In each case the economic loss has been based on the average of two reviews. The first is a top level review using regional/ national data to estimate the value of tourism in the affected area. The second is a bottom up approach based on business supply. The two estimated levels of economic activity are averaged and then a range of loss ratios are applied to estimate the likely level of loss. These ranges of loss are based on experience gained from similar incidents but also reflect the: 

  • Type of tourism activity undertaken in the affected area,
  • Timing of the incident relative to the seasonality of tourism in tourism activity and its booking patterns,
  • Visitor/ tourist profile; the balance between domestic and overseas visitors& day and stay visitors,


Tourism claims can arise either from a major incident such as an oil spill or from an individual event namely a fire or explosion.

In each case we visit the business to understand the normal trading patterns and to review these in the context of the facilities provided. This understanding is of paramount importance if the impact of the incident is to be fully identified. It is important to understand how the business would have traded had the incident not occurred in order to assess the impact.

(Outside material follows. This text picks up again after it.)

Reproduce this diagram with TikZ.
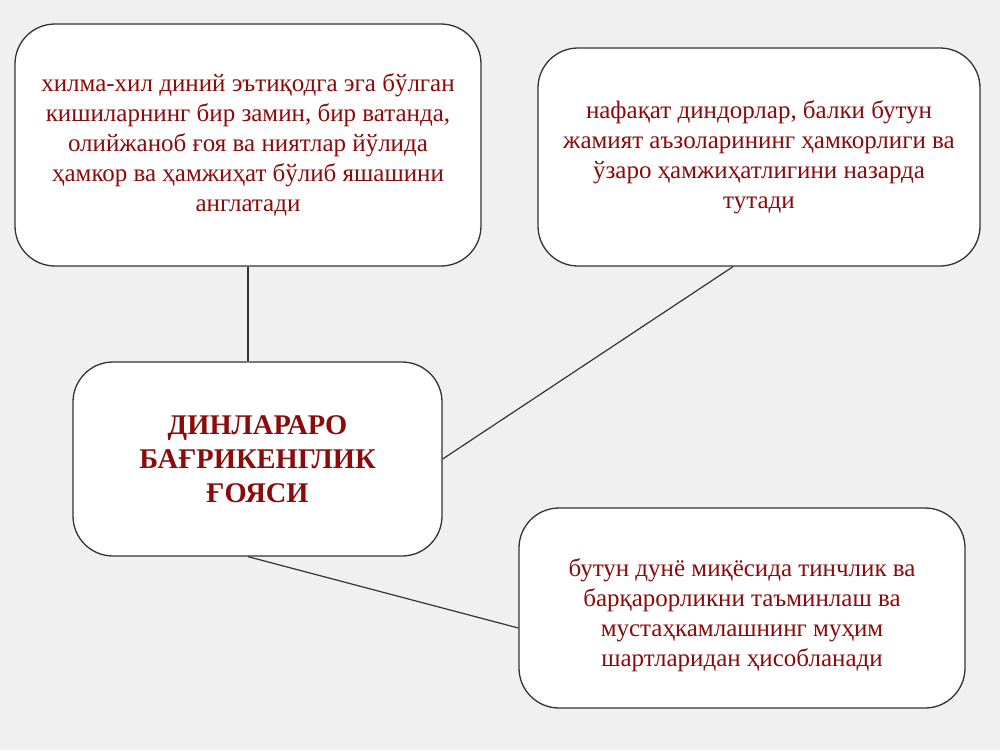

Even without the incident, there will probably be other factors that cause trading to change. These can include external and internal business issues. External issues can include:

  • Changing economic factors such as fuel price increases,
  • Economic recessions or sharp increases in growth
  • Different weather patterns during a main season
  • Volcanic eruptions
  • Changing social trends
  • Changes in the local communication networks,
  • Local area redevelopment plans
  • Additions/ reductions in the local competition

Internal factors can include:

  • Tariff changes,
  • Product changes – extensions or demolitions,
  • Key staff changes: new managers or other key staff
  • Changes to marketing budgets and activity,
  • Operator induced changes in response to the incident

The assessment of economic loss should reflect the impact of any of the above, or other, changes on the business. Then a projected revenue for the claim period can be assessed which should also incorporate changes in trading trends. In general we prefer to identify trading trends over a three year period rather than a three year average revenue. An average revenue eliminates the impact of such trading trends which can either indicate growing or falling revenues.

Finally once the level of revenue loss has been identified, an allowance needs to be made for cost savings. A cost saving reflects those costs that have been saved as a result of the decline in revenue and can include such items as food and drink costs, saved labour costs, saved energy and commissions etc.. Finally any additional costs incurred by the operator should be added to the loss.